WRITTEN INSTRUCTION -> All of the data should be repeated exactly; pictures are not part of the copy.
┌──
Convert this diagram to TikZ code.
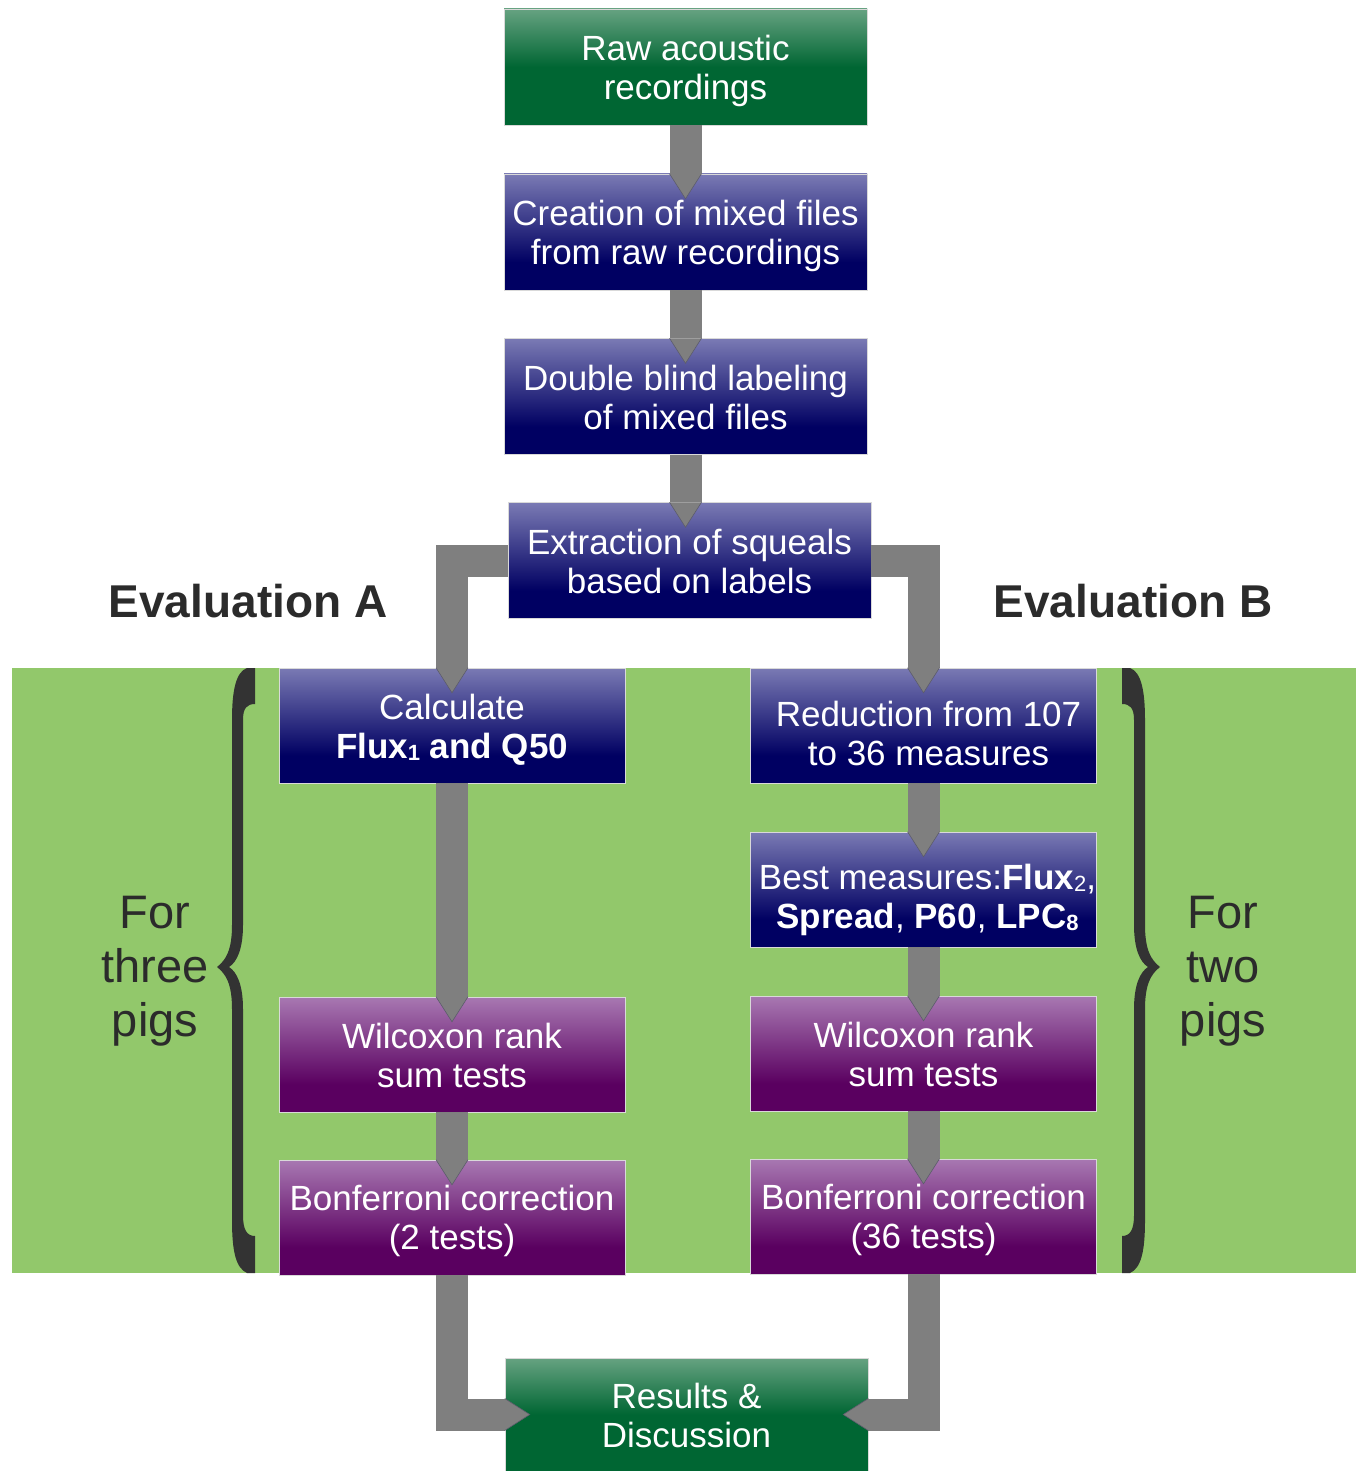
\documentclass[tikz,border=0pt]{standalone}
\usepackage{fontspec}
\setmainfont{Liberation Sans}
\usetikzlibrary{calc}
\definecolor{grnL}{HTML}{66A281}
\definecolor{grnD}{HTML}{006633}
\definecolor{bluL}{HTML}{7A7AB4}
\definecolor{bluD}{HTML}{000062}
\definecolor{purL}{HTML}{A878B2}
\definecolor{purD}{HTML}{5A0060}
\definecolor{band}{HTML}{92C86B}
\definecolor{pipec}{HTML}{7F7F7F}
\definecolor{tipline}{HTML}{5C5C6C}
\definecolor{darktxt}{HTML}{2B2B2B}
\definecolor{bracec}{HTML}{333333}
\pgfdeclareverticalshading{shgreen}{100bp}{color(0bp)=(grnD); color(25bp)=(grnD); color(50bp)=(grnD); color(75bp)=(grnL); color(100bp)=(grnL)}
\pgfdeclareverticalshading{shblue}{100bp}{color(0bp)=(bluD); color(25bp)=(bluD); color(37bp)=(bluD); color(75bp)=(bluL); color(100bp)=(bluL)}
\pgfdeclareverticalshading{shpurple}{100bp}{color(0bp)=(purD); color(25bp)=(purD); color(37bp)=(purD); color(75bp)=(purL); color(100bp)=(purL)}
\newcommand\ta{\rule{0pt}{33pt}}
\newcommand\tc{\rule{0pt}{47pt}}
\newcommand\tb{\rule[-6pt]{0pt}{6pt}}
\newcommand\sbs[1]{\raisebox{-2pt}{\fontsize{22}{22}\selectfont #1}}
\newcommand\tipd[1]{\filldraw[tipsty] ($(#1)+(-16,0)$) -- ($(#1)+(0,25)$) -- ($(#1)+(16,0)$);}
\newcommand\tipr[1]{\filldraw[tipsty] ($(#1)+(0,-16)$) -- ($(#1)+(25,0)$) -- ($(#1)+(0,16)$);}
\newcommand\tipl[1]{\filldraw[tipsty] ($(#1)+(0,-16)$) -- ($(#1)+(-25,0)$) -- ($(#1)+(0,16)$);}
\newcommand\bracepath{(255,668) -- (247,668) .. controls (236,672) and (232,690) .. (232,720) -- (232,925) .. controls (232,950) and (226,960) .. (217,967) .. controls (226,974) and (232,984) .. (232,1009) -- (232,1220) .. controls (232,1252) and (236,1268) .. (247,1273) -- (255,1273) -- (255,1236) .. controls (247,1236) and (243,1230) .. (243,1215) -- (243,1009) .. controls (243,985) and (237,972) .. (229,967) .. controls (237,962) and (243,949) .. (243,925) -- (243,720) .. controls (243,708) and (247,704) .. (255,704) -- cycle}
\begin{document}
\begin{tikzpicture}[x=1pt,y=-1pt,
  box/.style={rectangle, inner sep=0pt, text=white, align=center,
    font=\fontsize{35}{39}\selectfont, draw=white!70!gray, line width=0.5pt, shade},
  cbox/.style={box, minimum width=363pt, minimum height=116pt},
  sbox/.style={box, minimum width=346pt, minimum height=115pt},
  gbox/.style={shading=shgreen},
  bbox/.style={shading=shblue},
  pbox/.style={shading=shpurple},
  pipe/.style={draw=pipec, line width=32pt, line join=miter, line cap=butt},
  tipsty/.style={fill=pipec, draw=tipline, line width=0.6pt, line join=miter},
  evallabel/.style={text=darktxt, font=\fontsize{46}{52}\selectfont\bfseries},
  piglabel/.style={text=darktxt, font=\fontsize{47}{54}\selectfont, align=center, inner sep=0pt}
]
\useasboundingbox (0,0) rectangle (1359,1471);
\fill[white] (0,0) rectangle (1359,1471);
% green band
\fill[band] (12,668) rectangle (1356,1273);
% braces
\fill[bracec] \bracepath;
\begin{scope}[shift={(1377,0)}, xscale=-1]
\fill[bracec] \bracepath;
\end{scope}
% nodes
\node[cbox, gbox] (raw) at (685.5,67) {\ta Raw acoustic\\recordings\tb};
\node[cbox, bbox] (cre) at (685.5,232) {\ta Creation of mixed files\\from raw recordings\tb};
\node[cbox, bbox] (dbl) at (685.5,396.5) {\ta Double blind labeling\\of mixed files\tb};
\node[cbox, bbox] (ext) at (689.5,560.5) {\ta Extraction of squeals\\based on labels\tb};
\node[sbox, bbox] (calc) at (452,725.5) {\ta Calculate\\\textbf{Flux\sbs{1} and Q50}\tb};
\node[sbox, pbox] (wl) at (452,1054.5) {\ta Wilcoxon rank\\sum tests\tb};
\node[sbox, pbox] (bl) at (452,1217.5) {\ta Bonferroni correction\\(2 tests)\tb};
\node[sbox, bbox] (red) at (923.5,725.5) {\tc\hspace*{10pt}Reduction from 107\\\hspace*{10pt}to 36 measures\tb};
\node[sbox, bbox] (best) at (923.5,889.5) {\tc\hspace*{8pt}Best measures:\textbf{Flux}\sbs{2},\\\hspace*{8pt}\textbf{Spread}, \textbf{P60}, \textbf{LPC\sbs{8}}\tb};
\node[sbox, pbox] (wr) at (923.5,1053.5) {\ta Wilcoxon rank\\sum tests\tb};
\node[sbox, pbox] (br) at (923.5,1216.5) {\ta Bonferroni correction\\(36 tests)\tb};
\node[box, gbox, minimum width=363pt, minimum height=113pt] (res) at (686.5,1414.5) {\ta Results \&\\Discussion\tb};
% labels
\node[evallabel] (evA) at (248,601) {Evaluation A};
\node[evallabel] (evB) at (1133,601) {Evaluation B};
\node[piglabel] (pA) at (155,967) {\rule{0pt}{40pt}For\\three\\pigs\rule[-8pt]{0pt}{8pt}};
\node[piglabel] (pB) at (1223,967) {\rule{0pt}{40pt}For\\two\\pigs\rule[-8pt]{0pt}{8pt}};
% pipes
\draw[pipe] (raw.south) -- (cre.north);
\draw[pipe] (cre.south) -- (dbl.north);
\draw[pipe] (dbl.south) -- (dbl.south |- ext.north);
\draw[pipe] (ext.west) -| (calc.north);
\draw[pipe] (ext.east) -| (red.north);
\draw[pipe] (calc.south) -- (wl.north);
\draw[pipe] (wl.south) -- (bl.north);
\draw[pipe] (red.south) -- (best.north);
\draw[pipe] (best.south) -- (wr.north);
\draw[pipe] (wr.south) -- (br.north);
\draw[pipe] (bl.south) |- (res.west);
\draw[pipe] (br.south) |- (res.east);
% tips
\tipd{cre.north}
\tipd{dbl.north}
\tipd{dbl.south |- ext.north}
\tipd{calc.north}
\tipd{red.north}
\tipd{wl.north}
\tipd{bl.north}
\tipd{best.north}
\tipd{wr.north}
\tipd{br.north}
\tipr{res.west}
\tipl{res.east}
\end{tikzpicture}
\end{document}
└──
TASK RESPONSE ->
Convert this diagram to TikZ code.
\documentclass[tikz,border=0pt]{standalone}
\usepackage{fontspec}
\setmainfont{Liberation Sans}
\usetikzlibrary{calc}
\definecolor{grnL}{HTML}{66A281}
\definecolor{grnD}{HTML}{006633}
\definecolor{bluL}{HTML}{7A7AB4}
\definecolor{bluD}{HTML}{000062}
\definecolor{purL}{HTML}{A878B2}
\definecolor{purD}{HTML}{5A0060}
\definecolor{band}{HTML}{92C86B}
\definecolor{pipec}{HTML}{7F7F7F}
\definecolor{tipline}{HTML}{5C5C6C}
\definecolor{darktxt}{HTML}{2B2B2B}
\definecolor{bracec}{HTML}{333333}
\pgfdeclareverticalshading{shgreen}{100bp}{color(0bp)=(grnD); color(25bp)=(grnD); color(50bp)=(grnD); color(75bp)=(grnL); color(100bp)=(grnL)}
\pgfdeclareverticalshading{shblue}{100bp}{color(0bp)=(bluD); color(25bp)=(bluD); color(37bp)=(bluD); color(75bp)=(bluL); color(100bp)=(bluL)}
\pgfdeclareverticalshading{shpurple}{100bp}{color(0bp)=(purD); color(25bp)=(purD); color(37bp)=(purD); color(75bp)=(purL); color(100bp)=(purL)}
\newcommand\ta{\rule{0pt}{33pt}}
\newcommand\tc{\rule{0pt}{47pt}}
\newcommand\tb{\rule[-6pt]{0pt}{6pt}}
\newcommand\sbs[1]{\raisebox{-2pt}{\fontsize{22}{22}\selectfont #1}}
\newcommand\tipd[1]{\filldraw[tipsty] ($(#1)+(-16,0)$) -- ($(#1)+(0,25)$) -- ($(#1)+(16,0)$);}
\newcommand\tipr[1]{\filldraw[tipsty] ($(#1)+(0,-16)$) -- ($(#1)+(25,0)$) -- ($(#1)+(0,16)$);}
\newcommand\tipl[1]{\filldraw[tipsty] ($(#1)+(0,-16)$) -- ($(#1)+(-25,0)$) -- ($(#1)+(0,16)$);}
\newcommand\bracepath{(255,668) -- (247,668) .. controls (236,672) and (232,690) .. (232,720) -- (232,925) .. controls (232,950) and (226,960) .. (217,967) .. controls (226,974) and (232,984) .. (232,1009) -- (232,1220) .. controls (232,1252) and (236,1268) .. (247,1273) -- (255,1273) -- (255,1236) .. controls (247,1236) and (243,1230) .. (243,1215) -- (243,1009) .. controls (243,985) and (237,972) .. (229,967) .. controls (237,962) and (243,949) .. (243,925) -- (243,720) .. controls (243,708) and (247,704) .. (255,704) -- cycle}
\begin{document}
\begin{tikzpicture}[x=1pt,y=-1pt,
  box/.style={rectangle, inner sep=0pt, text=white, align=center,
    font=\fontsize{35}{39}\selectfont, draw=white!70!gray, line width=0.5pt, shade},
  cbox/.style={box, minimum width=363pt, minimum height=116pt},
  sbox/.style={box, minimum width=346pt, minimum height=115pt},
  gbox/.style={shading=shgreen},
  bbox/.style={shading=shblue},
  pbox/.style={shading=shpurple},
  pipe/.style={draw=pipec, line width=32pt, line join=miter, line cap=butt},
  tipsty/.style={fill=pipec, draw=tipline, line width=0.6pt, line join=miter},
  evallabel/.style={text=darktxt, font=\fontsize{46}{52}\selectfont\bfseries},
  piglabel/.style={text=darktxt, font=\fontsize{47}{54}\selectfont, align=center, inner sep=0pt}
]
\useasboundingbox (0,0) rectangle (1359,1471);
\fill[white] (0,0) rectangle (1359,1471);
% green band
\fill[band] (12,668) rectangle (1356,1273);
% braces
\fill[bracec] \bracepath;
\begin{scope}[shift={(1377,0)}, xscale=-1]
\fill[bracec] \bracepath;
\end{scope}
% nodes
\node[cbox, gbox] (raw) at (685.5,67) {\ta Raw acoustic\\recordings\tb};
\node[cbox, bbox] (cre) at (685.5,232) {\ta Creation of mixed files\\from raw recordings\tb};
\node[cbox, bbox] (dbl) at (685.5,396.5) {\ta Double blind labeling\\of mixed files\tb};
\node[cbox, bbox] (ext) at (689.5,560.5) {\ta Extraction of squeals\\based on labels\tb};
\node[sbox, bbox] (calc) at (452,725.5) {\ta Calculate\\\textbf{Flux\sbs{1} and Q50}\tb};
\node[sbox, pbox] (wl) at (452,1054.5) {\ta Wilcoxon rank\\sum tests\tb};
\node[sbox, pbox] (bl) at (452,1217.5) {\ta Bonferroni correction\\(2 tests)\tb};
\node[sbox, bbox] (red) at (923.5,725.5) {\tc\hspace*{10pt}Reduction from 107\\\hspace*{10pt}to 36 measures\tb};
\node[sbox, bbox] (best) at (923.5,889.5) {\tc\hspace*{8pt}Best measures:\textbf{Flux}\sbs{2},\\\hspace*{8pt}\textbf{Spread}, \textbf{P60}, \textbf{LPC\sbs{8}}\tb};
\node[sbox, pbox] (wr) at (923.5,1053.5) {\ta Wilcoxon rank\\sum tests\tb};
\node[sbox, pbox] (br) at (923.5,1216.5) {\ta Bonferroni correction\\(36 tests)\tb};
\node[box, gbox, minimum width=363pt, minimum height=113pt] (res) at (686.5,1414.5) {\ta Results \&\\Discussion\tb};
% labels
\node[evallabel] (evA) at (248,601) {Evaluation A};
\node[evallabel] (evB) at (1133,601) {Evaluation B};
\node[piglabel] (pA) at (155,967) {\rule{0pt}{40pt}For\\three\\pigs\rule[-8pt]{0pt}{8pt}};
\node[piglabel] (pB) at (1223,967) {\rule{0pt}{40pt}For\\two\\pigs\rule[-8pt]{0pt}{8pt}};
% pipes
\draw[pipe] (raw.south) -- (cre.north);
\draw[pipe] (cre.south) -- (dbl.north);
\draw[pipe] (dbl.south) -- (dbl.south |- ext.north);
\draw[pipe] (ext.west) -| (calc.north);
\draw[pipe] (ext.east) -| (red.north);
\draw[pipe] (calc.south) -- (wl.north);
\draw[pipe] (wl.south) -- (bl.north);
\draw[pipe] (red.south) -- (best.north);
\draw[pipe] (best.south) -- (wr.north);
\draw[pipe] (wr.south) -- (br.north);
\draw[pipe] (bl.south) |- (res.west);
\draw[pipe] (br.south) |- (res.east);
% tips
\tipd{cre.north}
\tipd{dbl.north}
\tipd{dbl.south |- ext.north}
\tipd{calc.north}
\tipd{red.north}
\tipd{wl.north}
\tipd{bl.north}
\tipd{best.north}
\tipd{wr.north}
\tipd{br.north}
\tipr{res.west}
\tipl{res.east}
\end{tikzpicture}
\end{document}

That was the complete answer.